- Given data
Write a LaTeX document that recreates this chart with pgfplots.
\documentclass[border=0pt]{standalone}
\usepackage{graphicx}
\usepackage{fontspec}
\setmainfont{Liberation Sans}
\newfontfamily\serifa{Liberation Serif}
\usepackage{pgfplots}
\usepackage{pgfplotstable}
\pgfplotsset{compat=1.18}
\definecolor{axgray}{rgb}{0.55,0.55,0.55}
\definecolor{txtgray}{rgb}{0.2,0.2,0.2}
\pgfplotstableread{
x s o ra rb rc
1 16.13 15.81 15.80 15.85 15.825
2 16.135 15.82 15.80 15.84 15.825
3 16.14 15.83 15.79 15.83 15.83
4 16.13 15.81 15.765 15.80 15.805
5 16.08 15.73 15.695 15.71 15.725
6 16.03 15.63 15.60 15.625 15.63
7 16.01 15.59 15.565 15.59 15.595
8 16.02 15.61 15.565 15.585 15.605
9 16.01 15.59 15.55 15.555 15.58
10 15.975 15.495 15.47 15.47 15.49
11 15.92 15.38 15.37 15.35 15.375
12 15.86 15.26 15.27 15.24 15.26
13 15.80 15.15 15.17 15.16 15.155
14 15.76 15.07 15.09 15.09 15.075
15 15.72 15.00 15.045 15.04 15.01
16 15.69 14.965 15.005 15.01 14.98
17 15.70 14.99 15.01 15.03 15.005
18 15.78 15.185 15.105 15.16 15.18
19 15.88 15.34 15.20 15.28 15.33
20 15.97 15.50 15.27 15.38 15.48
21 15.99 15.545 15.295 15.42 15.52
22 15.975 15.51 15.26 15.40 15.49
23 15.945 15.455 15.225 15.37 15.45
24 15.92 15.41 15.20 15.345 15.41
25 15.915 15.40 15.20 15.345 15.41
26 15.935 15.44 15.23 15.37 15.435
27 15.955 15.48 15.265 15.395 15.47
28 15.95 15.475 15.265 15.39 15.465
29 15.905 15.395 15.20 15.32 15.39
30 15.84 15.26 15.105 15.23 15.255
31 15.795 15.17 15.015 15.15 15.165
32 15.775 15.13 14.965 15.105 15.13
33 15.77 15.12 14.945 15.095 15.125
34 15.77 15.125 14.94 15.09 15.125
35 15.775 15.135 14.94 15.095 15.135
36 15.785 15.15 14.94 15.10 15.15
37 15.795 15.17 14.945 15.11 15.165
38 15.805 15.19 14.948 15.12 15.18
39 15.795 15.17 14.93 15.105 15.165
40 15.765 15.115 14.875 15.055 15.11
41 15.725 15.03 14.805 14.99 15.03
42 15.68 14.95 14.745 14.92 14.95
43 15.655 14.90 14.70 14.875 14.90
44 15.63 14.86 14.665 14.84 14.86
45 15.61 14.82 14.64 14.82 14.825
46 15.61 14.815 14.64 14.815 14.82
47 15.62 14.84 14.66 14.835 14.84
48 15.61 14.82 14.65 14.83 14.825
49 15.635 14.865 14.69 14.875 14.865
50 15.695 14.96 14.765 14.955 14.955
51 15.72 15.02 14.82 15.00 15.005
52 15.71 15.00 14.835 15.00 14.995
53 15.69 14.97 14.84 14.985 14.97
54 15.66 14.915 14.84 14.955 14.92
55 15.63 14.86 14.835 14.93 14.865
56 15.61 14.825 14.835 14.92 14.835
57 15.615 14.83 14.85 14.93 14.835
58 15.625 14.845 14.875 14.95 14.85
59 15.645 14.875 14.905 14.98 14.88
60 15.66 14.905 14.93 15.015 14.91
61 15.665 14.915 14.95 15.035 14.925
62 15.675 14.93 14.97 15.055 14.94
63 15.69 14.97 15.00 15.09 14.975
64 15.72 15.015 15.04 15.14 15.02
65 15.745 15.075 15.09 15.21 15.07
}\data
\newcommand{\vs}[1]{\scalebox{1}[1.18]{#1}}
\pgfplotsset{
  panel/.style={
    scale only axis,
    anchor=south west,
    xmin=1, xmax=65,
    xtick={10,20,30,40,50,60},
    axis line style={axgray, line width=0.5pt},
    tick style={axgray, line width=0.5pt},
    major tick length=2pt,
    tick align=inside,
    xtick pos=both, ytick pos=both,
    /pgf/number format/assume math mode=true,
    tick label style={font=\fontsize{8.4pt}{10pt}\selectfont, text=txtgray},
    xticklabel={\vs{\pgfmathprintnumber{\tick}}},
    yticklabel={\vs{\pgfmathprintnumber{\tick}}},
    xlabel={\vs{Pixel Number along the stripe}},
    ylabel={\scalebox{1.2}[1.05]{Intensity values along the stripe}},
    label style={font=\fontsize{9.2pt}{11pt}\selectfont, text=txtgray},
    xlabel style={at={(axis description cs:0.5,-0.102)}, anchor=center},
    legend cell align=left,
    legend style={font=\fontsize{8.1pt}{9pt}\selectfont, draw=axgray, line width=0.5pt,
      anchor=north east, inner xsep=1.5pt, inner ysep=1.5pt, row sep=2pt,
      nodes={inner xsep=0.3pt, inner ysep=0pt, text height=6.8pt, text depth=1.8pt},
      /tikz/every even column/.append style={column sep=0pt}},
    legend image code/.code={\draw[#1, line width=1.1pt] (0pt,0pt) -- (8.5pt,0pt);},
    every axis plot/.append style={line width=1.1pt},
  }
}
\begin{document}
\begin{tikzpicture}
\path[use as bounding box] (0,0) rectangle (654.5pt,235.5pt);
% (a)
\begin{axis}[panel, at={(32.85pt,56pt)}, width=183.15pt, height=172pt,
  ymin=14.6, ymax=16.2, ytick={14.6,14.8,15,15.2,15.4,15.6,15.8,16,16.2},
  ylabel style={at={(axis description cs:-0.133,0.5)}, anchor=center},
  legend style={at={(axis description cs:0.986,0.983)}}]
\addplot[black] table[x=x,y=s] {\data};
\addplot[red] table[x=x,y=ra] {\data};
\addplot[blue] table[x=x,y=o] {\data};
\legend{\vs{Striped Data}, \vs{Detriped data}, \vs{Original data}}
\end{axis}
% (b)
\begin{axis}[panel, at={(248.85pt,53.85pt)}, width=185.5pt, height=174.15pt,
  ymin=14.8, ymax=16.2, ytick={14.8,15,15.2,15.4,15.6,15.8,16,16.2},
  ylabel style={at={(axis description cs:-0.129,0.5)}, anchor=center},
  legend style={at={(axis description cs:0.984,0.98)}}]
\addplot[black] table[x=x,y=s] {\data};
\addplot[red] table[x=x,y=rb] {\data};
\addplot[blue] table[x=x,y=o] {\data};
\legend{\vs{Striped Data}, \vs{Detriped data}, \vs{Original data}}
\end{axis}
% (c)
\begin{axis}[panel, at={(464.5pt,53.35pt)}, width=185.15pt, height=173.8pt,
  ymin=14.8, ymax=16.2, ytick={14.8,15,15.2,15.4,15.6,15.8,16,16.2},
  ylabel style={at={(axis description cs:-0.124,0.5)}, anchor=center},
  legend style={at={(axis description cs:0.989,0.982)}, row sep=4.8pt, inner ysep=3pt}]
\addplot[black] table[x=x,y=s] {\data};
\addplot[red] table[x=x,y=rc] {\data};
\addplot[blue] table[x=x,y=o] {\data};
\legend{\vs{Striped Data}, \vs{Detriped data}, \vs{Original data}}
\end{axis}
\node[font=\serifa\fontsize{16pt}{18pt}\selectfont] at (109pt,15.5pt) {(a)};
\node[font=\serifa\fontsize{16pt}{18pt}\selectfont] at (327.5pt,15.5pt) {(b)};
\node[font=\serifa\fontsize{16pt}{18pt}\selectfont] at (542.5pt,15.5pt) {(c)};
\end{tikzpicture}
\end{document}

- What to work on
Please repeat the material above, word for word and in full.

- Answer below
Write a LaTeX document that recreates this chart with pgfplots.
\documentclass[border=0pt]{standalone}
\usepackage{graphicx}
\usepackage{fontspec}
\setmainfont{Liberation Sans}
\newfontfamily\serifa{Liberation Serif}
\usepackage{pgfplots}
\usepackage{pgfplotstable}
\pgfplotsset{compat=1.18}
\definecolor{axgray}{rgb}{0.55,0.55,0.55}
\definecolor{txtgray}{rgb}{0.2,0.2,0.2}
\pgfplotstableread{
x s o ra rb rc
1 16.13 15.81 15.80 15.85 15.825
2 16.135 15.82 15.80 15.84 15.825
3 16.14 15.83 15.79 15.83 15.83
4 16.13 15.81 15.765 15.80 15.805
5 16.08 15.73 15.695 15.71 15.725
6 16.03 15.63 15.60 15.625 15.63
7 16.01 15.59 15.565 15.59 15.595
8 16.02 15.61 15.565 15.585 15.605
9 16.01 15.59 15.55 15.555 15.58
10 15.975 15.495 15.47 15.47 15.49
11 15.92 15.38 15.37 15.35 15.375
12 15.86 15.26 15.27 15.24 15.26
13 15.80 15.15 15.17 15.16 15.155
14 15.76 15.07 15.09 15.09 15.075
15 15.72 15.00 15.045 15.04 15.01
16 15.69 14.965 15.005 15.01 14.98
17 15.70 14.99 15.01 15.03 15.005
18 15.78 15.185 15.105 15.16 15.18
19 15.88 15.34 15.20 15.28 15.33
20 15.97 15.50 15.27 15.38 15.48
21 15.99 15.545 15.295 15.42 15.52
22 15.975 15.51 15.26 15.40 15.49
23 15.945 15.455 15.225 15.37 15.45
24 15.92 15.41 15.20 15.345 15.41
25 15.915 15.40 15.20 15.345 15.41
26 15.935 15.44 15.23 15.37 15.435
27 15.955 15.48 15.265 15.395 15.47
28 15.95 15.475 15.265 15.39 15.465
29 15.905 15.395 15.20 15.32 15.39
30 15.84 15.26 15.105 15.23 15.255
31 15.795 15.17 15.015 15.15 15.165
32 15.775 15.13 14.965 15.105 15.13
33 15.77 15.12 14.945 15.095 15.125
34 15.77 15.125 14.94 15.09 15.125
35 15.775 15.135 14.94 15.095 15.135
36 15.785 15.15 14.94 15.10 15.15
37 15.795 15.17 14.945 15.11 15.165
38 15.805 15.19 14.948 15.12 15.18
39 15.795 15.17 14.93 15.105 15.165
40 15.765 15.115 14.875 15.055 15.11
41 15.725 15.03 14.805 14.99 15.03
42 15.68 14.95 14.745 14.92 14.95
43 15.655 14.90 14.70 14.875 14.90
44 15.63 14.86 14.665 14.84 14.86
45 15.61 14.82 14.64 14.82 14.825
46 15.61 14.815 14.64 14.815 14.82
47 15.62 14.84 14.66 14.835 14.84
48 15.61 14.82 14.65 14.83 14.825
49 15.635 14.865 14.69 14.875 14.865
50 15.695 14.96 14.765 14.955 14.955
51 15.72 15.02 14.82 15.00 15.005
52 15.71 15.00 14.835 15.00 14.995
53 15.69 14.97 14.84 14.985 14.97
54 15.66 14.915 14.84 14.955 14.92
55 15.63 14.86 14.835 14.93 14.865
56 15.61 14.825 14.835 14.92 14.835
57 15.615 14.83 14.85 14.93 14.835
58 15.625 14.845 14.875 14.95 14.85
59 15.645 14.875 14.905 14.98 14.88
60 15.66 14.905 14.93 15.015 14.91
61 15.665 14.915 14.95 15.035 14.925
62 15.675 14.93 14.97 15.055 14.94
63 15.69 14.97 15.00 15.09 14.975
64 15.72 15.015 15.04 15.14 15.02
65 15.745 15.075 15.09 15.21 15.07
}\data
\newcommand{\vs}[1]{\scalebox{1}[1.18]{#1}}
\pgfplotsset{
  panel/.style={
    scale only axis,
    anchor=south west,
    xmin=1, xmax=65,
    xtick={10,20,30,40,50,60},
    axis line style={axgray, line width=0.5pt},
    tick style={axgray, line width=0.5pt},
    major tick length=2pt,
    tick align=inside,
    xtick pos=both, ytick pos=both,
    /pgf/number format/assume math mode=true,
    tick label style={font=\fontsize{8.4pt}{10pt}\selectfont, text=txtgray},
    xticklabel={\vs{\pgfmathprintnumber{\tick}}},
    yticklabel={\vs{\pgfmathprintnumber{\tick}}},
    xlabel={\vs{Pixel Number along the stripe}},
    ylabel={\scalebox{1.2}[1.05]{Intensity values along the stripe}},
    label style={font=\fontsize{9.2pt}{11pt}\selectfont, text=txtgray},
    xlabel style={at={(axis description cs:0.5,-0.102)}, anchor=center},
    legend cell align=left,
    legend style={font=\fontsize{8.1pt}{9pt}\selectfont, draw=axgray, line width=0.5pt,
      anchor=north east, inner xsep=1.5pt, inner ysep=1.5pt, row sep=2pt,
      nodes={inner xsep=0.3pt, inner ysep=0pt, text height=6.8pt, text depth=1.8pt},
      /tikz/every even column/.append style={column sep=0pt}},
    legend image code/.code={\draw[#1, line width=1.1pt] (0pt,0pt) -- (8.5pt,0pt);},
    every axis plot/.append style={line width=1.1pt},
  }
}
\begin{document}
\begin{tikzpicture}
\path[use as bounding box] (0,0) rectangle (654.5pt,235.5pt);
% (a)
\begin{axis}[panel, at={(32.85pt,56pt)}, width=183.15pt, height=172pt,
  ymin=14.6, ymax=16.2, ytick={14.6,14.8,15,15.2,15.4,15.6,15.8,16,16.2},
  ylabel style={at={(axis description cs:-0.133,0.5)}, anchor=center},
  legend style={at={(axis description cs:0.986,0.983)}}]
\addplot[black] table[x=x,y=s] {\data};
\addplot[red] table[x=x,y=ra] {\data};
\addplot[blue] table[x=x,y=o] {\data};
\legend{\vs{Striped Data}, \vs{Detriped data}, \vs{Original data}}
\end{axis}
% (b)
\begin{axis}[panel, at={(248.85pt,53.85pt)}, width=185.5pt, height=174.15pt,
  ymin=14.8, ymax=16.2, ytick={14.8,15,15.2,15.4,15.6,15.8,16,16.2},
  ylabel style={at={(axis description cs:-0.129,0.5)}, anchor=center},
  legend style={at={(axis description cs:0.984,0.98)}}]
\addplot[black] table[x=x,y=s] {\data};
\addplot[red] table[x=x,y=rb] {\data};
\addplot[blue] table[x=x,y=o] {\data};
\legend{\vs{Striped Data}, \vs{Detriped data}, \vs{Original data}}
\end{axis}
% (c)
\begin{axis}[panel, at={(464.5pt,53.35pt)}, width=185.15pt, height=173.8pt,
  ymin=14.8, ymax=16.2, ytick={14.8,15,15.2,15.4,15.6,15.8,16,16.2},
  ylabel style={at={(axis description cs:-0.124,0.5)}, anchor=center},
  legend style={at={(axis description cs:0.989,0.982)}, row sep=4.8pt, inner ysep=3pt}]
\addplot[black] table[x=x,y=s] {\data};
\addplot[red] table[x=x,y=rc] {\data};
\addplot[blue] table[x=x,y=o] {\data};
\legend{\vs{Striped Data}, \vs{Detriped data}, \vs{Original data}}
\end{axis}
\node[font=\serifa\fontsize{16pt}{18pt}\selectfont] at (109pt,15.5pt) {(a)};
\node[font=\serifa\fontsize{16pt}{18pt}\selectfont] at (327.5pt,15.5pt) {(b)};
\node[font=\serifa\fontsize{16pt}{18pt}\selectfont] at (542.5pt,15.5pt) {(c)};
\end{tikzpicture}
\end{document}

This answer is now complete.